>> Begin RECORD EXCERPTS

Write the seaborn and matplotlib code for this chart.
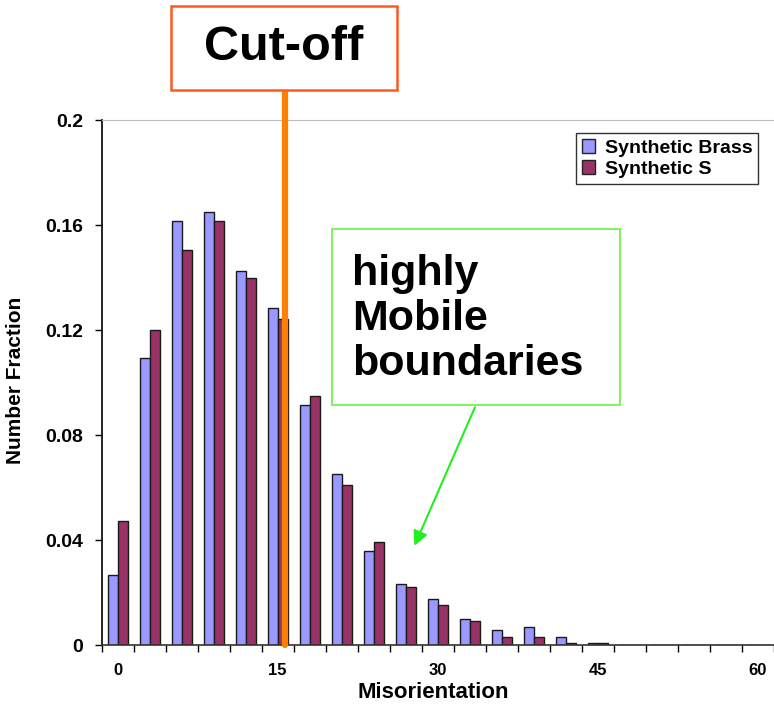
import matplotlib
matplotlib.use('Agg')
import matplotlib.pyplot as plt
import numpy as np
import pandas as pd
import seaborn as sns
from matplotlib.patches import Rectangle, Patch

# misorientation bins (degrees), one category every 3 degrees
bins = [0, 3, 6, 9, 12, 15, 18, 21, 24, 27, 30, 33, 36, 39, 42, 45, 48, 51, 54, 57, 60]
brass = [0.0267, 0.1093, 0.1615, 0.1648, 0.1425, 0.1285, 0.0913, 0.0653, 0.0358, 0.0232,
         0.0175, 0.0099, 0.0057, 0.0069, 0.0032, 0.0008, 0, 0, 0, 0, 0]
synth_s = [0.0472, 0.1200, 0.1503, 0.1615, 0.1398, 0.1242, 0.0947, 0.0611, 0.0392, 0.0221,
           0.0152, 0.0091, 0.0032, 0.0032, 0.0008, 0.0008, 0, 0, 0, 0, 0]
series = ['Synthetic Brass', 'Synthetic S']
tick_labels = ['0', '15', '30', '45', '60']
cutoff_deg = 15.7

df = pd.DataFrame({'Misorientation': bins * 2,
                   'Number Fraction': brass + synth_s,
                   'series': [series[0]] * len(bins) + [series[1]] * len(bins)})
pal = {series[0]: '#9999FF', series[1]: '#993366'}

sns.set_style('ticks')
plt.rcParams['font.family'] = ['Liberation Sans', 'DejaVu Sans']
plt.rcParams['font.weight'] = 'bold'
plt.rcParams['text.color'] = 'black'
plt.rcParams['axes.labelcolor'] = 'black'
plt.rcParams['xtick.color'] = 'black'
plt.rcParams['ytick.color'] = 'black'

fig = plt.figure(figsize=(7.74, 7.04), dpi=100)
ax = fig.add_axes([0.1312, 0.0838, 0.8688, 0.7457])
sns.barplot(data=df, x='Misorientation', y='Number Fraction', hue='series', palette=pal,
            saturation=1, width=0.625, edgecolor='#1a1a1a', linewidth=1, legend=False, ax=ax)

ax.set_xlim(-0.5, len(bins) - 0.5)
ax.set_ylim(0, 0.2)
ax.set_yticks([0, 0.04, 0.08, 0.12, 0.16, 0.2])
ax.set_yticklabels(['0', '0.04', '0.08', '0.12', '0.16', '0.2'], fontsize=14, fontweight='bold')
ax.tick_params(axis='y', length=5, width=1, pad=8, direction='out')

# tick marks between categories, labels every 15 degrees
ax.set_xticks(np.arange(-0.5, len(bins), 1))
ax.set_xticklabels([])
ax.tick_params(axis='x', which='major', length=5, width=1, direction='out')
ax.set_xticks([bins.index(int(t)) for t in tick_labels], minor=True)
ax.set_xticklabels(tick_labels, minor=True, fontsize=12, fontweight='bold')
ax.tick_params(axis='x', which='minor', length=0, pad=13)

ax.set_xlabel('Misorientation', fontsize=16, fontweight='bold')
ax.set_ylabel('Number Fraction', fontsize=15, fontweight='bold')
ax.xaxis.set_label_coords(0.494, -0.071)
ax.yaxis.set_label_coords(-0.114, 0.505)

ax.spines['right'].set_visible(False)
ax.spines['top'].set_color('#BBBBBB')
ax.spines['left'].set_color('black')
ax.spines['bottom'].set_color('#333333')
ax.spines['left'].set_linewidth(1.2)
ax.spines['bottom'].set_linewidth(1.2)

handles = [Patch(facecolor=pal[s], edgecolor='#222222', linewidth=1) for s in series]
fig.legend(handles, series, loc='upper left', bbox_to_anchor=(0.744, 0.811),
           frameon=True, fancybox=False, edgecolor='black', fontsize=14,
           handlelength=0.7, handleheight=0.7, handletextpad=0.5,
           borderpad=0.3, labelspacing=0.2, borderaxespad=0)

# cut-off line and label
cut_x = cutoff_deg / 3
ax.plot([cut_x, cut_x], [0, 0.213], color='#FF8000', lw=4.5, clip_on=False, zorder=10)
fig.patches.append(Rectangle((0.221, 0.872), 0.292, 0.119, transform=fig.transFigure,
                             fill=True, facecolor='white', edgecolor='#FF5A1F', lw=1.8))
fig.text(0.367, 0.932, 'Cut-off', fontsize=35, fontweight='bold', ha='center', va='center')

# highly mobile boundaries note
fig.patches.append(Rectangle((0.429, 0.425), 0.372, 0.25, transform=fig.transFigure,
                             fill=True, facecolor='white', edgecolor='#88F066', lw=1.5, zorder=5))
fig.text(0.455, 0.547, 'highly\nMobile\nboundaries', fontsize=31, fontweight='bold',
         ha='left', va='center', linespacing=1.15, zorder=6)
ax.annotate('', xy=(0.534, 0.221), xycoords='figure fraction',
            xytext=(0.615, 0.425), textcoords='figure fraction',
            arrowprops=dict(arrowstyle='-|>', color='#22EE22', lw=1.5, mutation_scale=22))

fig.savefig('out.png', dpi=100)
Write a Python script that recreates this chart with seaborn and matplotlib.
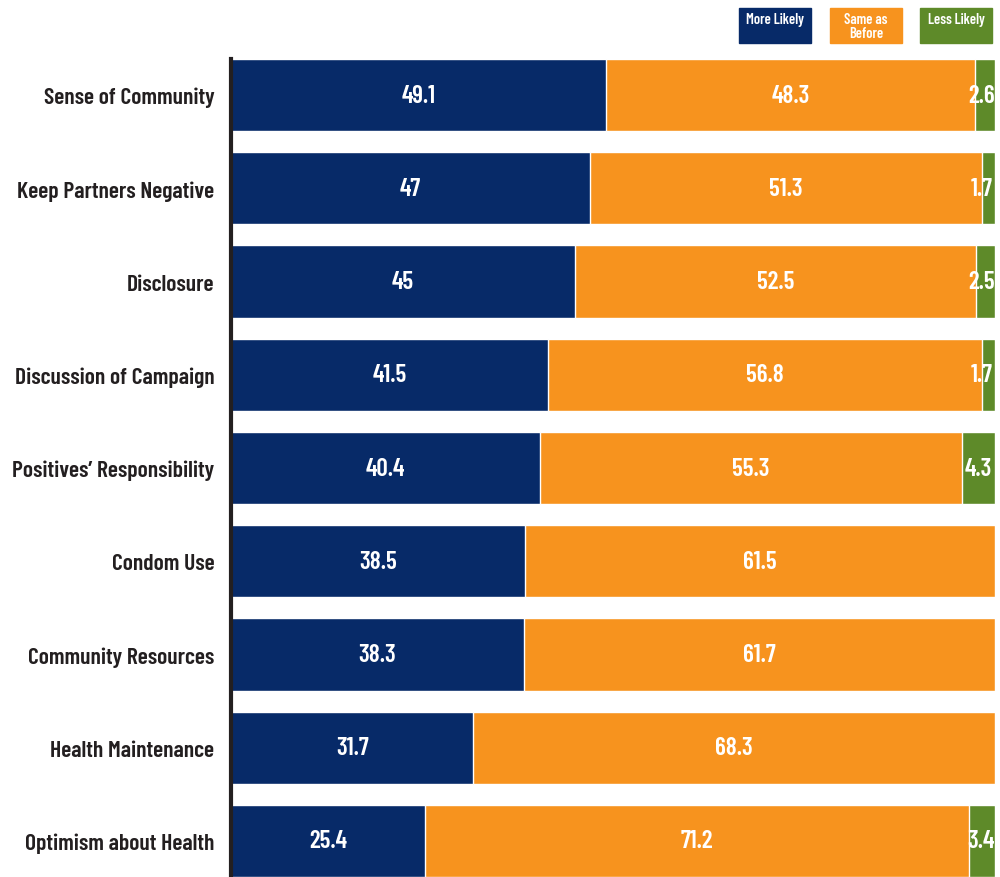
import matplotlib
matplotlib.use("Agg")
import matplotlib.pyplot as plt
from matplotlib.patches import Rectangle
import seaborn as sns
import pandas as pd

categories = [
    "Sense of Community",
    "Keep Partners Negative",
    "Disclosure",
    "Discussion of Campaign",
    "Positives\u2019 Responsibility",
    "Condom Use",
    "Community Resources",
    "Health Maintenance",
    "Optimism about Health",
]
more_likely = [49.1, 47, 45, 41.5, 40.4, 38.5, 38.3, 31.7, 25.4]
same_as_before = [48.3, 51.3, 52.5, 56.8, 55.3, 61.5, 61.7, 68.3, 71.2]
less_likely = [2.6, 1.7, 2.5, 1.7, 4.3, 0, 0, 0, 3.4]

series_names = ["More Likely", "Same as\nBefore", "Less Likely"]
colors = ["#072a68", "#f7931e", "#5e8a29"]
text_dark = "#231f20"

sns.set_theme(style="white")
plt.rcParams["font.family"] = ["Barlow Condensed", "Roboto Condensed", "DejaVu Sans"]

df = pd.DataFrame({
    "category": categories,
    "more": more_likely,
    "same": same_as_before,
    "less": less_likely,
})
df["cum_more"] = df["more"]
df["cum_same"] = df["more"] + df["same"]
df["cum_less"] = df["cum_same"] + df["less"]

fig = plt.figure(figsize=(10, 8.78), dpi=100)
ax = fig.add_axes([0.231, 0.0, 0.764, (878 - 60) / 878])

bar_w = 0.775
# layered cumulative bars: total first, then overlay shorter stacks
sns.barplot(data=df, x="cum_less", y="category", orient="h", color=colors[2],
            width=bar_w, saturation=1, ax=ax)
sns.barplot(data=df, x="cum_same", y="category", orient="h", color=colors[1],
            width=bar_w, saturation=1, ax=ax)
sns.barplot(data=df, x="cum_more", y="category", orient="h", color=colors[0],
            width=bar_w, saturation=1, ax=ax)

n = len(categories)
ax.set_xlim(0, 100)
ax.set_ylim(n - 1 + bar_w / 2, -bar_w / 2)
ax.set_xlabel("")
ax.set_ylabel("")
ax.set_xticks([])
ax.tick_params(axis="y", length=0, pad=12)
for lbl in ax.get_yticklabels():
    lbl.set_fontsize(17)
    lbl.set_fontweight(600)
    lbl.set_color(text_dark)

for side in ["top", "right", "bottom"]:
    ax.spines[side].set_visible(False)
ax.spines["left"].set_color(text_dark)
ax.spines["left"].set_linewidth(3)

# segment value labels; narrow end segments keep their label inside the bar
for i, row in df.iterrows():
    starts = [0, row["cum_more"], row["cum_same"]]
    vals = [row["more"], row["same"], row["less"]]
    for s, v in zip(starts, vals):
        if v <= 0:
            continue
        x = min(s + v / 2, 98.2)
        ax.text(x, i, f"{v:g}", ha="center", va="center",
                color="white", fontsize=18, fontweight=600)

# legend boxes across the top right
box_x = [739, 830, 920]
box_w, box_h, box_top = 72, 35, 9
for x0, name, c in zip(box_x, series_names, colors):
    fig.patches.append(Rectangle((x0 / 1000, 1 - (box_top + box_h) / 878),
                                 box_w / 1000, box_h / 878,
                                 transform=fig.transFigure, color=c))
    ty = box_top + box_h / 2 if "\n" in name else 20
    fig.text((x0 + box_w / 2) / 1000, 1 - ty / 878, name,
             ha="center", va="center", color="white", fontsize=10.5,
             fontweight=600, linespacing=1.0)

fig.savefig("out.png", dpi=100)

>> End RECORD EXCERPTS

## [WRITTEN TASK]
From the first line of the entries above down to the line holding "from matplotlib.patches import Rectangle, Patch", quote each line exactly and nothing else, skipping pictures.

## [SOLUTION BELOW]
Write the seaborn and matplotlib code for this chart.
import matplotlib
matplotlib.use('Agg')
import matplotlib.pyplot as plt
import numpy as np
import pandas as pd
import seaborn as sns
from matplotlib.patches import Rectangle, Patch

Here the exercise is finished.